If you want to add a sibling to an existing document, you can select the existing document and click Data->Group Items. With only one thing selected, Group Items will make a new group named the same as the selected item, moving the item into the new group.

A very minor convenience, but nice. It reduces the “friction” of creating a tree of notes.

And, of course, Group Items works on tags, too, either individually or in batches.

The shortcuts of Data > Group Items and Data > Ungroup are probably among the most used over here :wink:

Thanks for the suggestion. It’s an ingenious solution, although it does not fit into my current workflow.

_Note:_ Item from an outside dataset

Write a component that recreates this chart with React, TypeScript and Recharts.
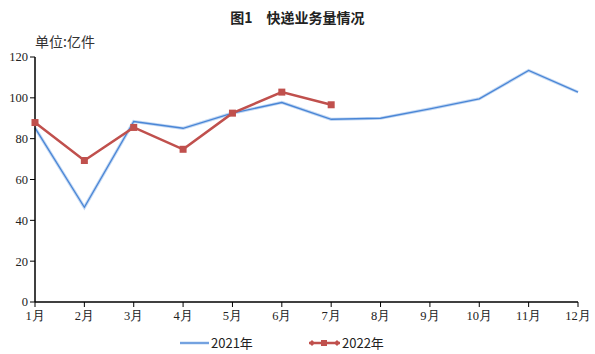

I use tags and groups to represent “weak relations” only: A group of documents are all related to one project. Documents with the same tag are all in some ways related to the same topic. For “strong relations”, such as that between bananas are sweet and I like bananas, I prefer using an item link with context in either document. I like being able to (1) find every single “strong relation” of a document in one right-side pane, and (2) retrieve context either directly, or through a custom-made script.

Anyway, thanks again for mentioning this possibility. Learned something today :blush:

One thing that’s pretty cool about tags is they don’t all have to serve the same role. I think of them as alternate hierarchies.

For instance, planning a book could be aided with tags for chapter 1, chapter 2, etc. Those tags group Devonthink documents by appearance in the book, not by subject. I would probably put those chapter tags under a parent tag like “book/chapter 1”.

Other tags could group by subject matter.

Yet another tag tree could group by the year an event happened.

For some databases, I enable groups as tags by disabling the negative option, “exclude groups from tagging” in File->Database properties. That is like streamlining the process of creating replicants.